Nokia Siemens Might Lay Off 2,000 Employees In India
Bangalore: Nokia Siemens Networks, the telecom equipment maker, may lay off almost 2,000 employees or about 20 percent of its direct workforce in India as a part of global restructuring exercise aimed at cutting losses, reports Gulveen Aulakh and Kalyan Parbat from the Economic Times.
The company, which is the joint venture between Finland’s Nokia Corporation and Siemens AG of Germany, had said that it intends to cut 17,000 jobs worldwide. Nokia Siemens has been struggling against rival network companies from the past few years.
Nokia has been internally classified as “old tech” several verticals in its Indian Arm. These include its fixed-line voice over internet protocol, wireline broadband access, WiMAX, carrier Ethernet, business support systems, microwave transport and the communications and entertainment solutions business.
One the spokesperson of the company told that they cannot provide a breakdown of headcount reduction by geography, but they are very clear that mobile broadband and services will drive their forward strategy. Most changes by way of workforce cuts in the company will be areas that don’t fit well with these business lines.
However, according to the company spokespersons, the company has no immediate plans to lay off 5,000 indirect staffers in India, but they did not rule out the possibility of some cuts in future.
One of the top executive of the company told that, appropriate measures will be taken after considering the individual circumstances and opportunities in each business.
According to industry reports, in the year 2010-11 the revenue of the company’s Indian unit fell 5 percent to 6,177 crore, form that of Rs 6,500 crore in the previous fiscal. However India remains as a key to Nokia Siemens as its services division that contributes nearly 50 percent of its global revenues which is headquartered her in India.

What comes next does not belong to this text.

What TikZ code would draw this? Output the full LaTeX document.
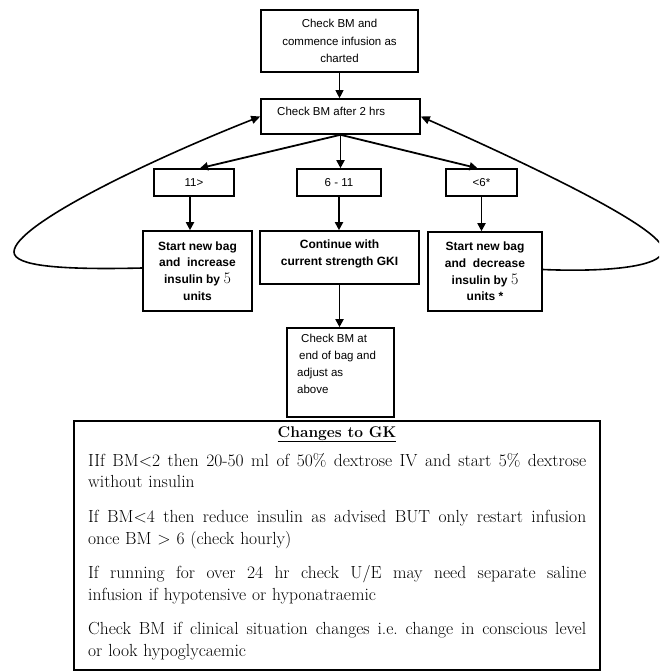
\documentclass[tikz,border=0pt]{standalone}
\usepackage{fontspec}
\setsansfont{Liberation Sans}
\usetikzlibrary{arrows.meta}
% serif figure used inside the bold action boxes
\newcommand\unitfive{{\rmfamily\mdseries\fontsize{16}{16}\selectfont 5}}
% one fully justified line of the notes panel
\newcommand\fullline[1]{\leavevmode\hbox to 498pt{\spaceskip=0.25em plus 1fil\relax #1}}
\begin{document}
\begin{tikzpicture}[x=1pt,y=-1pt,
  box/.style={draw, line width=1.6pt, inner sep=0pt, align=center,
    font=\sffamily\fontsize{11.5}{17.5}\selectfont},
  boldbox/.style={box, font=\sffamily\bfseries\fontsize{12}{16.7}\selectfont},
  lbl/.style={inner sep=0pt, align=left, font=\sffamily\fontsize{11.5}{17}\selectfont},
  boldlbl/.style={inner sep=0pt, align=center, font=\sffamily\bfseries\fontsize{12}{16.7}\selectfont},
  flow/.style={line width=1.8pt, -{Triangle[length=8pt,width=8pt]}},
  thinflow/.style={line width=0.9pt, -{Triangle[length=8pt,width=8pt]}},
  loopback/.style={line width=1.6pt, -{Triangle[length=9pt,width=8pt]}},
]
\useasboundingbox (0,0) rectangle (659,671);
\clip (0,0) rectangle (659,671);

% ---- flowchart boxes ----
\node[box, line width=2.2pt, minimum width=157pt, minimum height=62pt] (start) at (339.5,41)
  {Check BM and\\commence infusion as\\charted};
\node[box, minimum width=159pt, minimum height=35pt] (chk) at (340.5,116.5) {};
\node[lbl, anchor=west] (chktxt) at (277,111) {Check BM after 2 hrs};

\node[box, minimum width=80pt, minimum height=27pt] (hi) at (194,182.5) {11>};
\node[box, minimum width=84pt, minimum height=27pt] (mid) at (339,182.5) {6 - 11};
\node[box, minimum width=71pt, minimum height=27pt] (lo) at (481.5,182.5) {<6*};

\node[boldbox, minimum width=109pt, minimum height=80pt] (inc) at (197.5,271)
  {Start new bag\\and\ \ increase\\insulin by \unitfive\\units};
\node[boldbox, minimum width=159pt, minimum height=53pt] (cont) at (339.5,257.5) {};
\node[boldlbl, anchor=north] (conttxt) at (339.5,239.5) {Continue with\\current strength GKI};
\node[boldbox, minimum width=114pt, minimum height=79pt] (dec) at (485,271.5)
  {Start new bag\\and\ \ decrease\\insulin by \unitfive\\units *};

\node[box, minimum width=107pt, minimum height=89pt] (endb) at (340.5,372.5) {};
\node[lbl, anchor=north west] (endtxt) at (297,334)
  {\hspace*{4pt}Check BM at\\\hspace*{2pt}end of bag and\\adjust as\\above};

% ---- connectors ----
\draw[thinflow] (start.south) -- (start.south |- chk.north);
\draw[flow] (chk.south) -- ([xshift=6pt]hi.north);
\draw[flow] (chk.south) -- (chk.south |- mid.north);
\draw[flow] (chk.south) -- ([xshift=-4pt]lo.north);
\draw[flow] ([xshift=-4pt]hi.south) -- ([xshift=-4pt]hi.south |- inc.north);
\draw[flow] (mid.south) -- (mid.south |- cont.north);
\draw[flow] (lo.south) -- (lo.south |- dec.north);
\draw[flow] (cont.south) -- (cont.south |- endb.north);

% loops back to the two-hourly check
\draw[loopback] ([yshift=3pt]inc.west) .. controls (60,270) and (14,266) .. (14,252)
  .. controls (14,225) and (150,160) .. (chk.west);
\draw[loopback] ([yshift=2pt]dec.east) .. controls (600,272) and (663,268) .. (663,250)
  .. controls (663,228) and (530,165) .. (chk.east);

% ---- notes panel (bottom edge runs along the page edge) ----
\node[draw, line width=1.2pt, minimum width=526pt, minimum height=249pt, inner sep=0pt]
  (notes) at (337,545.5) {};
\node[inner sep=0pt, anchor=base, font=\rmfamily\bfseries\fontsize{15.5}{18}\selectfont]
  (head) at (337,437) {\underline{Changes to GK}};
\node[inner sep=0pt, anchor=north west, text width=498pt, align=left,
  font=\rmfamily\fontsize{17.5}{21.6}\selectfont] (rules) at (88,453)
  {\frenchspacing
   \fullline{IIf BM<2 then 20-50 ml of 50\% dextrose IV and start 5\% dextrose}\\
   without insulin\\[13pt]
   \fullline{If BM<4 then reduce insulin as advised BUT only restart infusion}\\
   once BM > 6 (check hourly)\\[13pt]
   \fullline{If running for over 24 hr check U/E may need separate saline}\\
   infusion if hypotensive or hyponatraemic\\[13pt]
   \fullline{Check BM if clinical situation changes i.e. change in conscious level}\\
   or look hypoglycaemic};
\end{tikzpicture}
\end{document}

The company has not planned to cut jobs at its 3,000 strong research and development center which is located in Bangalore, or its Chennai manufacturing unit which employs over 1,000 executives. Job cuts are also unlikely at the 300-member R&D centre in Hyderabad, which had come under its fold when it acquired Motorola’s worldwide wireless network assets for $1.2 billion in the year 2010.
Some of the industry executives who are familiar with Nokia Siemens told that, the people who are hired to the company by the third parties are likely to get hit first and that the company may also stop hiring in India.
Another industry executive claimed that the company may merge its circle wise support systems by enabling it to reduce headcount across multiple layers of engineering, operations and maintenance, third party network up gradation and support verticals which were created to support the 24 telecom zones that are situated in India.